*WHAT YOU NEED TO DO*
Write the data below out exactly as it stands. Do not include the pictures.

*DATASET SECTION*

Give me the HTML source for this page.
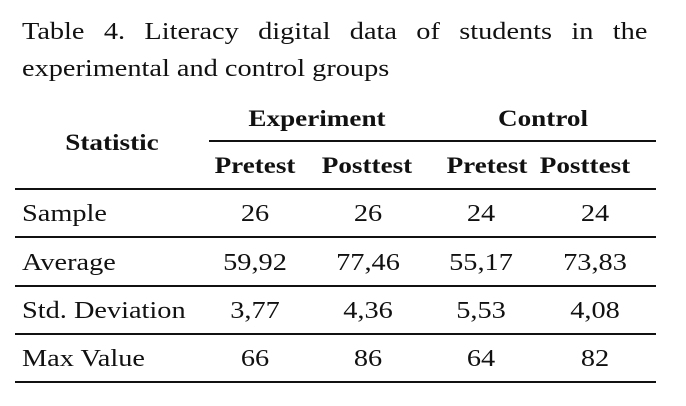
<!DOCTYPE html>
<html><head><style>
body{margin:0;width:686px;height:406px;background:#fff;position:relative;font-family:"Liberation Serif",serif;color:#111;overflow:hidden}
.t{position:absolute;white-space:nowrap;font-size:24px;line-height:24px;transform:scaleX(1.18);transform-origin:0 0}
.c{transform:translateX(-50%) scaleX(1.18);transform-origin:50% 0}
.b{font-weight:bold;font-size:23px}
.l{position:absolute;height:2px;background:#111}
</style></head><body>
<div class="t" style="left:22px;top:20px;width:530px;text-align:justify;text-align-last:justify">Table 4. Literacy digital data of students in the</div>
<div class="t" style="left:22px;top:57px">experimental and control groups</div>
<div class="t b c" style="left:317px;top:107px">Experiment</div>
<div class="t b c" style="left:543px;top:107px">Control</div>
<div class="t b c" style="left:112px;top:131px">Statistic</div>
<div class="l" style="left:209px;top:140px;width:447px"></div>
<div class="t b c" style="left:255px;top:154px">Pretest</div>
<div class="t b c" style="left:367px;top:154px">Posttest</div>
<div class="t b c" style="left:487px;top:154px">Pretest</div>
<div class="t b c" style="left:585px;top:154px">Posttest</div>
<div class="l" style="left:15px;top:188px;width:641px"></div>
<div class="t" style="left:22px;top:202px">Sample</div>
<div class="t c" style="left:255px;top:202px">26</div><div class="t c" style="left:368px;top:202px">26</div><div class="t c" style="left:481px;top:202px">24</div><div class="t c" style="left:595px;top:202px">24</div>
<div class="l" style="left:15px;top:236px;width:641px"></div>
<div class="t" style="left:22px;top:251px">Average</div>
<div class="t c" style="left:255px;top:251px">59,92</div><div class="t c" style="left:368px;top:251px">77,46</div><div class="t c" style="left:481px;top:251px">55,17</div><div class="t c" style="left:595px;top:251px">73,83</div>
<div class="l" style="left:15px;top:285px;width:641px"></div>
<div class="t" style="left:22px;top:299px">Std. Deviation</div>
<div class="t c" style="left:255px;top:299px">3,77</div><div class="t c" style="left:368px;top:299px">4,36</div><div class="t c" style="left:481px;top:299px">5,53</div><div class="t c" style="left:595px;top:299px">4,08</div>
<div class="l" style="left:15px;top:333px;width:641px"></div>
<div class="t" style="left:22px;top:347px">Max Value</div>
<div class="t c" style="left:255px;top:347px">66</div><div class="t c" style="left:368px;top:347px">86</div><div class="t c" style="left:481px;top:347px">64</div><div class="t c" style="left:595px;top:347px">82</div>
<div class="l" style="left:15px;top:381px;width:641px"></div>
</body></html>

*RESPONSE*
Give me the HTML source for this page.
<!DOCTYPE html>
<html><head><style>
body{margin:0;width:686px;height:406px;background:#fff;position:relative;font-family:"Liberation Serif",serif;color:#111;overflow:hidden}
.t{position:absolute;white-space:nowrap;font-size:24px;line-height:24px;transform:scaleX(1.18);transform-origin:0 0}
.c{transform:translateX(-50%) scaleX(1.18);transform-origin:50% 0}
.b{font-weight:bold;font-size:23px}
.l{position:absolute;height:2px;background:#111}
</style></head><body>
<div class="t" style="left:22px;top:20px;width:530px;text-align:justify;text-align-last:justify">Table 4. Literacy digital data of students in the</div>
<div class="t" style="left:22px;top:57px">experimental and control groups</div>
<div class="t b c" style="left:317px;top:107px">Experiment</div>
<div class="t b c" style="left:543px;top:107px">Control</div>
<div class="t b c" style="left:112px;top:131px">Statistic</div>
<div class="l" style="left:209px;top:140px;width:447px"></div>
<div class="t b c" style="left:255px;top:154px">Pretest</div>
<div class="t b c" style="left:367px;top:154px">Posttest</div>
<div class="t b c" style="left:487px;top:154px">Pretest</div>
<div class="t b c" style="left:585px;top:154px">Posttest</div>
<div class="l" style="left:15px;top:188px;width:641px"></div>
<div class="t" style="left:22px;top:202px">Sample</div>
<div class="t c" style="left:255px;top:202px">26</div><div class="t c" style="left:368px;top:202px">26</div><div class="t c" style="left:481px;top:202px">24</div><div class="t c" style="left:595px;top:202px">24</div>
<div class="l" style="left:15px;top:236px;width:641px"></div>
<div class="t" style="left:22px;top:251px">Average</div>
<div class="t c" style="left:255px;top:251px">59,92</div><div class="t c" style="left:368px;top:251px">77,46</div><div class="t c" style="left:481px;top:251px">55,17</div><div class="t c" style="left:595px;top:251px">73,83</div>
<div class="l" style="left:15px;top:285px;width:641px"></div>
<div class="t" style="left:22px;top:299px">Std. Deviation</div>
<div class="t c" style="left:255px;top:299px">3,77</div><div class="t c" style="left:368px;top:299px">4,36</div><div class="t c" style="left:481px;top:299px">5,53</div><div class="t c" style="left:595px;top:299px">4,08</div>
<div class="l" style="left:15px;top:333px;width:641px"></div>
<div class="t" style="left:22px;top:347px">Max Value</div>
<div class="t c" style="left:255px;top:347px">66</div><div class="t c" style="left:368px;top:347px">86</div><div class="t c" style="left:481px;top:347px">64</div><div class="t c" style="left:595px;top:347px">82</div>
<div class="l" style="left:15px;top:381px;width:641px"></div>
</body></html>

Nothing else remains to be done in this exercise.